— START OF Dataset content —

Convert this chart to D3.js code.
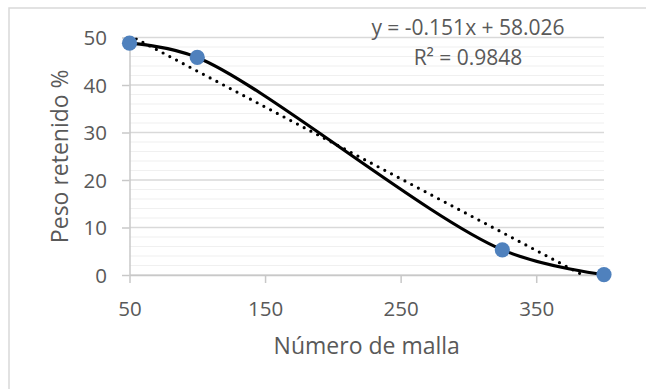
<!DOCTYPE html>
<html>
<head>
<meta charset="utf-8">
<script src="https://cdn.jsdelivr.net/npm/d3@7/dist/d3.min.js"></script>
<style>
  html, body { margin: 0; padding: 0; background: #fff; }
  svg { display: block; font-family: "Open Sans", "Noto Sans", sans-serif; }
</style>
</head>
<body>
<svg id="chart" width="646" height="389"></svg>
<script>
// ---- data ----
const mallas = [50, 100, 325, 400];          // Número de malla
const pesos = [48.8, 45.8, 5.3, 0.1];        // Peso retenido %
const xTicks = [50, 150, 250, 350];
const yTicks = [0, 10, 20, 30, 40, 50];
const yMinorTicks = d3.range(0, 50.001, 2);
const trendSlope = -0.151;
const trendIntercept = 58.026;
const trendLabel = "y = -0.151x + 58.026";
const r2Label = "R\u00B2 = 0.9848";
const xTitle = "Número de malla";
const yTitle = "Peso retenido %";

// ---- layout ----
const svg = d3.select("#chart");
const plot = { left: 129.5, right: 604, top: 37.5, bottom: 275 };
const x = d3.scaleLinear().domain([50, 400]).range([plot.left, plot.right]);
const y = d3.scaleLinear().domain([0, 50]).range([plot.bottom, plot.top]);
const textColor = "#595959";

// outer chart border (extends past the image on right/bottom)
svg.append("rect")
  .attr("x", 9).attr("y", 8).attr("width", 700).attr("height", 450)
  .attr("fill", "#fff").attr("stroke", "#d9d9d9").attr("stroke-width", 1.5);

// minor gridlines
svg.append("g").selectAll("line").data(yMinorTicks.filter(v => v % 10 !== 0)).join("line")
  .attr("x1", plot.left).attr("x2", plot.right)
  .attr("y1", d => y(d)).attr("y2", d => y(d))
  .attr("stroke", "#f0f0f0").attr("stroke-width", 1.2);

// major gridlines
svg.append("g").selectAll("line").data(yTicks).join("line")
  .attr("x1", plot.left).attr("x2", plot.right)
  .attr("y1", d => y(d)).attr("y2", d => y(d))
  .attr("stroke", "#d9d9d9").attr("stroke-width", 1.5);

// y axis
const yAxis = svg.append("g").attr("transform", `translate(${plot.left},0)`)
  .call(d3.axisLeft(y).tickValues(yTicks).tickSize(7.5).tickPadding(15).tickSizeOuter(0));
yAxis.select(".domain").attr("stroke", "#c8c8c8").attr("stroke-width", 1.5);
yAxis.selectAll(".tick line").attr("stroke", "#c8c8c8").attr("stroke-width", 1.5);
yAxis.selectAll(".tick text").attr("fill", textColor).attr("font-size", 20.5)
  .attr("font-family", "Open Sans, sans-serif").attr("dy", "0.36em");

// x axis
const xAxis = svg.append("g").attr("transform", `translate(0,${plot.bottom})`)
  .call(d3.axisBottom(x).tickValues(xTicks).tickSize(8).tickPadding(18).tickSizeOuter(0));
xAxis.select(".domain").attr("stroke", "#c8c8c8").attr("stroke-width", 1.5);
xAxis.selectAll(".tick line").attr("stroke", "#c8c8c8").attr("stroke-width", 1.5);
xAxis.selectAll(".tick text").attr("fill", textColor).attr("font-size", 20.5)
  .attr("font-family", "Open Sans, sans-serif").attr("dy", "0.71em");

// clip to plot area
svg.append("clipPath").attr("id", "clip").append("rect")
  .attr("x", plot.left).attr("y", plot.top)
  .attr("width", plot.right - plot.left).attr("height", plot.bottom - plot.top);

const pts = mallas.map((m, i) => ({ x: m, y: pesos[i] }));

// smoothed series line
svg.append("path").datum(pts)
  .attr("d", d3.line().x(d => x(d.x)).y(d => y(d.y)).curve(d3.curveCatmullRom.alpha(0.5)))
  .attr("fill", "none").attr("stroke", "#000").attr("stroke-width", 3.2)
  .attr("stroke-linecap", "round");

// linear trendline (dotted)
const trendPts = x.domain().map(v => ({ x: v, y: trendSlope * v + trendIntercept }));
svg.append("path").datum(trendPts)
  .attr("clip-path", "url(#clip)")
  .attr("d", d3.line().x(d => x(d.x)).y(d => y(d.y)))
  .attr("fill", "none").attr("stroke", "#000").attr("stroke-width", 3.2)
  .attr("stroke-linecap", "round").attr("stroke-dasharray", "0 7.6");

// markers
svg.append("g").selectAll("circle").data(pts).join("circle")
  .attr("cx", d => x(d.x)).attr("cy", d => y(d.y)).attr("r", 7.6)
  .attr("fill", "#4f81bd");

// trendline label
svg.append("text").attr("x", 468).attr("y", 35).attr("text-anchor", "middle")
  .attr("fill", textColor).attr("font-size", 21).text(trendLabel);
svg.append("text").attr("x", 468).attr("y", 65).attr("text-anchor", "middle")
  .attr("fill", textColor).attr("font-size", 21).text(r2Label);

// axis titles
svg.append("text").attr("x", (plot.left + plot.right) / 2).attr("y", 354)
  .attr("text-anchor", "middle").attr("fill", textColor).attr("font-size", 23).text(xTitle);
svg.append("text")
  .attr("transform", `translate(68,${(plot.top + plot.bottom) / 2}) rotate(-90)`)
  .attr("text-anchor", "middle").attr("fill", textColor).attr("font-size", 23).text(yTitle);
</script>
</body>
</html>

— END OF Dataset content —

■ Exercise goal
Return each line of the data, keeping its wording exact and omitting pictures.

■ Problem solution
Convert this chart to D3.js code.
<!DOCTYPE html>
<html>
<head>
<meta charset="utf-8">
<script src="https://cdn.jsdelivr.net/npm/d3@7/dist/d3.min.js"></script>
<style>
  html, body { margin: 0; padding: 0; background: #fff; }
  svg { display: block; font-family: "Open Sans", "Noto Sans", sans-serif; }
</style>
</head>
<body>
<svg id="chart" width="646" height="389"></svg>
<script>
// ---- data ----
const mallas = [50, 100, 325, 400];          // Número de malla
const pesos = [48.8, 45.8, 5.3, 0.1];        // Peso retenido %
const xTicks = [50, 150, 250, 350];
const yTicks = [0, 10, 20, 30, 40, 50];
const yMinorTicks = d3.range(0, 50.001, 2);
const trendSlope = -0.151;
const trendIntercept = 58.026;
const trendLabel = "y = -0.151x + 58.026";
const r2Label = "R\u00B2 = 0.9848";
const xTitle = "Número de malla";
const yTitle = "Peso retenido %";

// ---- layout ----
const svg = d3.select("#chart");
const plot = { left: 129.5, right: 604, top: 37.5, bottom: 275 };
const x = d3.scaleLinear().domain([50, 400]).range([plot.left, plot.right]);
const y = d3.scaleLinear().domain([0, 50]).range([plot.bottom, plot.top]);
const textColor = "#595959";

// outer chart border (extends past the image on right/bottom)
svg.append("rect")
  .attr("x", 9).attr("y", 8).attr("width", 700).attr("height", 450)
  .attr("fill", "#fff").attr("stroke", "#d9d9d9").attr("stroke-width", 1.5);

// minor gridlines
svg.append("g").selectAll("line").data(yMinorTicks.filter(v => v % 10 !== 0)).join("line")
  .attr("x1", plot.left).attr("x2", plot.right)
  .attr("y1", d => y(d)).attr("y2", d => y(d))
  .attr("stroke", "#f0f0f0").attr("stroke-width", 1.2);

// major gridlines
svg.append("g").selectAll("line").data(yTicks).join("line")
  .attr("x1", plot.left).attr("x2", plot.right)
  .attr("y1", d => y(d)).attr("y2", d => y(d))
  .attr("stroke", "#d9d9d9").attr("stroke-width", 1.5);

// y axis
const yAxis = svg.append("g").attr("transform", `translate(${plot.left},0)`)
  .call(d3.axisLeft(y).tickValues(yTicks).tickSize(7.5).tickPadding(15).tickSizeOuter(0));
yAxis.select(".domain").attr("stroke", "#c8c8c8").attr("stroke-width", 1.5);
yAxis.selectAll(".tick line").attr("stroke", "#c8c8c8").attr("stroke-width", 1.5);
yAxis.selectAll(".tick text").attr("fill", textColor).attr("font-size", 20.5)
  .attr("font-family", "Open Sans, sans-serif").attr("dy", "0.36em");

// x axis
const xAxis = svg.append("g").attr("transform", `translate(0,${plot.bottom})`)
  .call(d3.axisBottom(x).tickValues(xTicks).tickSize(8).tickPadding(18).tickSizeOuter(0));
xAxis.select(".domain").attr("stroke", "#c8c8c8").attr("stroke-width", 1.5);
xAxis.selectAll(".tick line").attr("stroke", "#c8c8c8").attr("stroke-width", 1.5);
xAxis.selectAll(".tick text").attr("fill", textColor).attr("font-size", 20.5)
  .attr("font-family", "Open Sans, sans-serif").attr("dy", "0.71em");

// clip to plot area
svg.append("clipPath").attr("id", "clip").append("rect")
  .attr("x", plot.left).attr("y", plot.top)
  .attr("width", plot.right - plot.left).attr("height", plot.bottom - plot.top);

const pts = mallas.map((m, i) => ({ x: m, y: pesos[i] }));

// smoothed series line
svg.append("path").datum(pts)
  .attr("d", d3.line().x(d => x(d.x)).y(d => y(d.y)).curve(d3.curveCatmullRom.alpha(0.5)))
  .attr("fill", "none").attr("stroke", "#000").attr("stroke-width", 3.2)
  .attr("stroke-linecap", "round");

// linear trendline (dotted)
const trendPts = x.domain().map(v => ({ x: v, y: trendSlope * v + trendIntercept }));
svg.append("path").datum(trendPts)
  .attr("clip-path", "url(#clip)")
  .attr("d", d3.line().x(d => x(d.x)).y(d => y(d.y)))
  .attr("fill", "none").attr("stroke", "#000").attr("stroke-width", 3.2)
  .attr("stroke-linecap", "round").attr("stroke-dasharray", "0 7.6");

// markers
svg.append("g").selectAll("circle").data(pts).join("circle")
  .attr("cx", d => x(d.x)).attr("cy", d => y(d.y)).attr("r", 7.6)
  .attr("fill", "#4f81bd");

// trendline label
svg.append("text").attr("x", 468).attr("y", 35).attr("text-anchor", "middle")
  .attr("fill", textColor).attr("font-size", 21).text(trendLabel);
svg.append("text").attr("x", 468).attr("y", 65).attr("text-anchor", "middle")
  .attr("fill", textColor).attr("font-size", 21).text(r2Label);

// axis titles
svg.append("text").attr("x", (plot.left + plot.right) / 2).attr("y", 354)
  .attr("text-anchor", "middle").attr("fill", textColor).attr("font-size", 23).text(xTitle);
svg.append("text")
  .attr("transform", `translate(68,${(plot.top + plot.bottom) / 2}) rotate(-90)`)
  .attr("text-anchor", "middle").attr("fill", textColor).attr("font-size", 23).text(yTitle);
</script>
</body>
</html>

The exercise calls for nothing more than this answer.